MANALI: The construction of one of India’s most challenging and a marvel of engineering motorways — the Rohtang Pass highway tunnel in the Himalayas — is going to finish new strategic heights with an increased length, project engineers said on Sunday.
The 8.8 km-long horseshoe-shaped single-tube two-lane tunnel — the world’s longest motorable tunnel at over 3,000 metre above the sea level, coming up under the 3,978 metre Rohtang Pass in the Pir Panjal range will attain new strategic heights with the increased length, they added.
The Border Roads Organisation (BRO) has been working on the Rs 4,000-crore tunnel project — a dream of former Prime Minister Atal Bihari Vajpayee and named after him posthumously — in collaboration with Afcons, a joint venture with Strabag AG. The tunnel will be inaugurated by Prime Minister Narendra Modi, likely by the end of September.
“Our target date to finish the tunnel is August 31. We are certain to meet the deadline. All its major works will be completed by this date,” BRO Director General Lt. Gen. Harpal Singh told DD News. He reviewed the ongoing construction work on Saturday. This was his second visit to the tunnel this month.
Describing its construction amid very challenging geology and logistics, Singh said the tunnel is situated at an altitude of over 3,000 m with an overburden of approximately two km high mountain. “From this, you can imagine how much pressure is on the tunnel. You can see how complex its support system set up by the engineers is,” he said.
The major geological challenge encountered by the engineers during excavation was the emergence of the Seri ‘nullah’ or rivulet fault zone, which was nearly 600 m long and located 1.7 km from the tunnel face.
The Seri ‘nullah’ flowing on top of the tunnel had almost threatened to derail the project, the BRO chief said. “After the construction of the pilot tunnel, a portion of this (the main) tunnel even caved in,” he said. Describing the project as a major achievement of the BRO, Singh said this is going to be the world’s longest highway tunnel at such an altitude.
Singh inspected the progress related to civil, electrical and mechanical work. He also spent considerable time on the Chandra Bridge at the north portal of the tunnel on which work has progressed at a fast pace.
The tunnel has a maximum overburden of 1,900 metres. Officials involved in the construction told IANS that even after meeting the deadline to complete all major works by August 31, the tunnel with a carriageway width of 10.50 metres, comprising one-metre footpath on both sides, needs a minimum of three more months to make it motorable.
“Still crucial work on two ventilation and control buildings at both portals and several caverns or niches is to be done,” an official, who didn’t want to be quoted, told IANS. Also, the installation of CCTVs at every 250 metres inside the tunnel and construction of one crucial anti-avalanche mechanical structure at the north portal of the tunnel to ensure safety of motorists is yet to be completed.

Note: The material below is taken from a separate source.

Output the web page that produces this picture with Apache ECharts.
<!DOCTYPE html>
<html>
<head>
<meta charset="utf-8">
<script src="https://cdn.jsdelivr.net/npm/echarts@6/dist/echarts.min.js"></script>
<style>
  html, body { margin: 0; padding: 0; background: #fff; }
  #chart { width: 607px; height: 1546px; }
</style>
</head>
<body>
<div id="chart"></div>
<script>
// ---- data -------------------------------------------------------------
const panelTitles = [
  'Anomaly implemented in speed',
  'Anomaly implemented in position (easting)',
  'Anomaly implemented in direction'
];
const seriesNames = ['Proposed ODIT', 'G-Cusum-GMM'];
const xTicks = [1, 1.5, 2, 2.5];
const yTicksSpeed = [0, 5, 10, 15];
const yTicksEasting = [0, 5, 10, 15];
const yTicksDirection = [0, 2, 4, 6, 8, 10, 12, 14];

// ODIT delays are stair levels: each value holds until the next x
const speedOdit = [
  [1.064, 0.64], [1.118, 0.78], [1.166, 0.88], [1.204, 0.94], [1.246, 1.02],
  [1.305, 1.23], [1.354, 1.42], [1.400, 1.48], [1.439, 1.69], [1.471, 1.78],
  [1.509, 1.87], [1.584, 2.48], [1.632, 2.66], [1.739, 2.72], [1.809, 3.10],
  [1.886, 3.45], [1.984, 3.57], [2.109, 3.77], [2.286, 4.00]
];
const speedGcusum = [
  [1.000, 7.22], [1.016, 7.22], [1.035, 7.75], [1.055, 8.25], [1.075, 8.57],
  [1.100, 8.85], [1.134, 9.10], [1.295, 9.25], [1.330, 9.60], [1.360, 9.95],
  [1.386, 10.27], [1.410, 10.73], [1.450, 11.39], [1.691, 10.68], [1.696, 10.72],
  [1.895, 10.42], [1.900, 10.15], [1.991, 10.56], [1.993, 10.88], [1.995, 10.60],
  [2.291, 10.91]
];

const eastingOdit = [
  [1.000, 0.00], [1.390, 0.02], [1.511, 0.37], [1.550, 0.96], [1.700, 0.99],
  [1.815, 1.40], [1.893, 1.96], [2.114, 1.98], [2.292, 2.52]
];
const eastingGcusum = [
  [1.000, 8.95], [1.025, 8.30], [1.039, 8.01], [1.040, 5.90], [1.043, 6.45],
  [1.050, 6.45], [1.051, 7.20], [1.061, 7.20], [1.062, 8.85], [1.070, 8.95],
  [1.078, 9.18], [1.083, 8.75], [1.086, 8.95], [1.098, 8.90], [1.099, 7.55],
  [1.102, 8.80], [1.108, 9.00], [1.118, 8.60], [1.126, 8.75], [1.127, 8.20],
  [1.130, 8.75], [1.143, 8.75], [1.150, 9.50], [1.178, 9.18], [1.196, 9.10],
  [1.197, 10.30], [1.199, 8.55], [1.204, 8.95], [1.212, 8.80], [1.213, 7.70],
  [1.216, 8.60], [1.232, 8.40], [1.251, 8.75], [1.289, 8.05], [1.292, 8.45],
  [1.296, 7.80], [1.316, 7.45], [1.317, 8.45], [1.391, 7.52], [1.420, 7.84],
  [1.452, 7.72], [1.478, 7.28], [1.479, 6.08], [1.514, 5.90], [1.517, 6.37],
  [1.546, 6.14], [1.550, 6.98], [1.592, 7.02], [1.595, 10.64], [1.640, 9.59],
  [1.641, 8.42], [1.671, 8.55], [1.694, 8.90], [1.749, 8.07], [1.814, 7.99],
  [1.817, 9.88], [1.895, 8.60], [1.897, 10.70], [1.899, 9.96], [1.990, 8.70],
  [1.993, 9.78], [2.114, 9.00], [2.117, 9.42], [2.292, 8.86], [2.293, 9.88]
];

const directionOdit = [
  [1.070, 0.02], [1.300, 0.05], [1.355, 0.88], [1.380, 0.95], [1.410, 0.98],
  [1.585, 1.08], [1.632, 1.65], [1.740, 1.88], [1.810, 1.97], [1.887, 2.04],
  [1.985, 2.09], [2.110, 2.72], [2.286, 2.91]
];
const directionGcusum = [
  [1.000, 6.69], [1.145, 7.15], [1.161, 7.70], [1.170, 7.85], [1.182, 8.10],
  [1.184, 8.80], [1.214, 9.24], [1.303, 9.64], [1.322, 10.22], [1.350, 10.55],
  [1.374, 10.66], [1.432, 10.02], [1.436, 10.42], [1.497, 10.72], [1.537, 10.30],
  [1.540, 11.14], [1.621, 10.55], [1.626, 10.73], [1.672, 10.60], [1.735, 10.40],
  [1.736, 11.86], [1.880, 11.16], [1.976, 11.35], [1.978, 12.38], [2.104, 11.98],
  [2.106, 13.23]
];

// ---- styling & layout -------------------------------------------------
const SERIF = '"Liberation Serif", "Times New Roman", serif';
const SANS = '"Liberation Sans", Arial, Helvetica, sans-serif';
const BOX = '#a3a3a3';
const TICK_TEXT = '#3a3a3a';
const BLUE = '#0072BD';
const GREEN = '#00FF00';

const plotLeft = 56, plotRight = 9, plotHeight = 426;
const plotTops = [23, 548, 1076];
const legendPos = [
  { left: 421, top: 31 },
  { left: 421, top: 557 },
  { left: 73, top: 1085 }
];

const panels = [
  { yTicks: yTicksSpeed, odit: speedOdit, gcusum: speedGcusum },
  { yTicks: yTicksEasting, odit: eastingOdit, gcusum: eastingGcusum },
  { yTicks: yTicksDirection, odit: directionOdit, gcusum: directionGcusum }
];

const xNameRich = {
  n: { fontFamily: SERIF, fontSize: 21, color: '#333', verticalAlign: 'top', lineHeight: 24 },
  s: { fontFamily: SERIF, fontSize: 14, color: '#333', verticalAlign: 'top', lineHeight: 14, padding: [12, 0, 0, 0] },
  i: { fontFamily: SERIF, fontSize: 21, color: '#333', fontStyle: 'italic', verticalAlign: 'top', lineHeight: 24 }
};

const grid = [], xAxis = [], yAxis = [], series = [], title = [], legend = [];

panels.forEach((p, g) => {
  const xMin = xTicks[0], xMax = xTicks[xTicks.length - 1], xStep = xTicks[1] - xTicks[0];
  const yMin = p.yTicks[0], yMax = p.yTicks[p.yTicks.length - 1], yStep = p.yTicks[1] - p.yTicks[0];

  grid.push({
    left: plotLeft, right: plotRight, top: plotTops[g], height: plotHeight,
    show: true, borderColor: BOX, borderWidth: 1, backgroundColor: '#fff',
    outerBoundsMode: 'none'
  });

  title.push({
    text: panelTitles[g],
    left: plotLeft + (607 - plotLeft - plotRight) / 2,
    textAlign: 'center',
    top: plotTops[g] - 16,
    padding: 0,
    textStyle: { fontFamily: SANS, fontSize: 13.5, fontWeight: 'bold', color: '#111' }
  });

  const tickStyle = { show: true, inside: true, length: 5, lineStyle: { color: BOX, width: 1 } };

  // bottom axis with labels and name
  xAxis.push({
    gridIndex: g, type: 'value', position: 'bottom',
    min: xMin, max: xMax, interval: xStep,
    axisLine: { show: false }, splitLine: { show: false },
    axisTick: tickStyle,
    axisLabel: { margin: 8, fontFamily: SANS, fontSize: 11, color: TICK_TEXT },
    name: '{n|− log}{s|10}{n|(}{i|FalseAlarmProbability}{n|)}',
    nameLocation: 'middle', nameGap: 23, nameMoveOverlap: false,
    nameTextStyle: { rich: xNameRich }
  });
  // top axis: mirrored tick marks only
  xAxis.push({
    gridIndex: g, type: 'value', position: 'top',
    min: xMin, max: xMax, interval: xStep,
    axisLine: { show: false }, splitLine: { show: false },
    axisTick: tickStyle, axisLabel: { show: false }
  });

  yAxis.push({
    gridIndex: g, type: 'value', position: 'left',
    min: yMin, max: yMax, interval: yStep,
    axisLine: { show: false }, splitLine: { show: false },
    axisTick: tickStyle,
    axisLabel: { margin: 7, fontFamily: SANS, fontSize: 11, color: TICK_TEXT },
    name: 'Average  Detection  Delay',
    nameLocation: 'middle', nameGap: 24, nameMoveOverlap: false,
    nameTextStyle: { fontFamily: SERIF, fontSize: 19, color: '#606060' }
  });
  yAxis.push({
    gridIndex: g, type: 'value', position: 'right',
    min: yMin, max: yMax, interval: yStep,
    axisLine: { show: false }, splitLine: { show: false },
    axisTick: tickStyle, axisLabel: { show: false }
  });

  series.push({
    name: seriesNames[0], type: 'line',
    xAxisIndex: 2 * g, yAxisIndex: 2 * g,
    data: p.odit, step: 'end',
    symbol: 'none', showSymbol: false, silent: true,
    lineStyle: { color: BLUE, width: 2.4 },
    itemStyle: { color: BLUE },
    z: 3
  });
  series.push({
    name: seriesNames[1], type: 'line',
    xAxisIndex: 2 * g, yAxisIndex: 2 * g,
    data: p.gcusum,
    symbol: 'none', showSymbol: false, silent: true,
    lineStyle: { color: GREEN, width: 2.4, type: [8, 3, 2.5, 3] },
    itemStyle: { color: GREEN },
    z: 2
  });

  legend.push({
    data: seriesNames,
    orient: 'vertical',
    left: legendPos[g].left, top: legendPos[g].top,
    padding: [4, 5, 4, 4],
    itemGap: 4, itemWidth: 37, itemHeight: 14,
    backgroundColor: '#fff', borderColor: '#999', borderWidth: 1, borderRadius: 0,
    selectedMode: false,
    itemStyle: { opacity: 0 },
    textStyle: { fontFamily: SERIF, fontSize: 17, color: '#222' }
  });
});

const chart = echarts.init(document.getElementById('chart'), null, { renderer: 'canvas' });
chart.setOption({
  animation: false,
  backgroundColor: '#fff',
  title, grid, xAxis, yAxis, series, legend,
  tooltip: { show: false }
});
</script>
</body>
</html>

The entire work will take two-three months more, he added. Chandigarh-based Snow and Avalanche Study Establishment (SASE) has designed mechanical structures to ensure the safety of motorists by countering avalanches on both ends of the tunnel that remain under snow even during peak summer.
Engineers of SASE, a Defence Research and Development Organisation (DRDO) laboratory, said self-escape snow galleries have been erected for the safety of motorists after studying the local dynamics of avalanches like force and velocity. The tunnel has provision of a landline telephone facility at every 150 metres, a fire hydrant every 60 metres along its length and broadcasting system to handle an exigency.
There is also a turning cavern at every 2.2 km and air quality monitoring system after every km. The tunnel will shorten the distance between this Himachal Pradesh tourist resort and Keylong, the headquarters of Lahaul-Spiti, by 46 km, shortening the travel time by nearly three hours.
With the maximum speed limit of 80 km per hour, the tunnel is expected to see traffic of 3,000 cars and 1,500 trucks a day. The most ambitious and expensive undertaking of its kind, the excavation of the tunnel was completed in October 2017.
The tunnel’s foundation stone was laid by United Progressive Alliance (UPA) Chairperson Sonia Gandhi on June 28, 2010, in the Solang Valley near Manali, some 300 km from Chandigarh.
The completion of the Rohtang tunnel is a key element in the Defence Ministry’s attempts to make the entire 475 km-long Manali-Keylong-Leh highway, used by the armed forces to reach forward areas in Ladakh bordering China and Pakistan, motorable almost round the year, officials said. Currently, the movement of armed forces to the forward areas in Ladakh from the Manali side is feasible only from June to mid-November.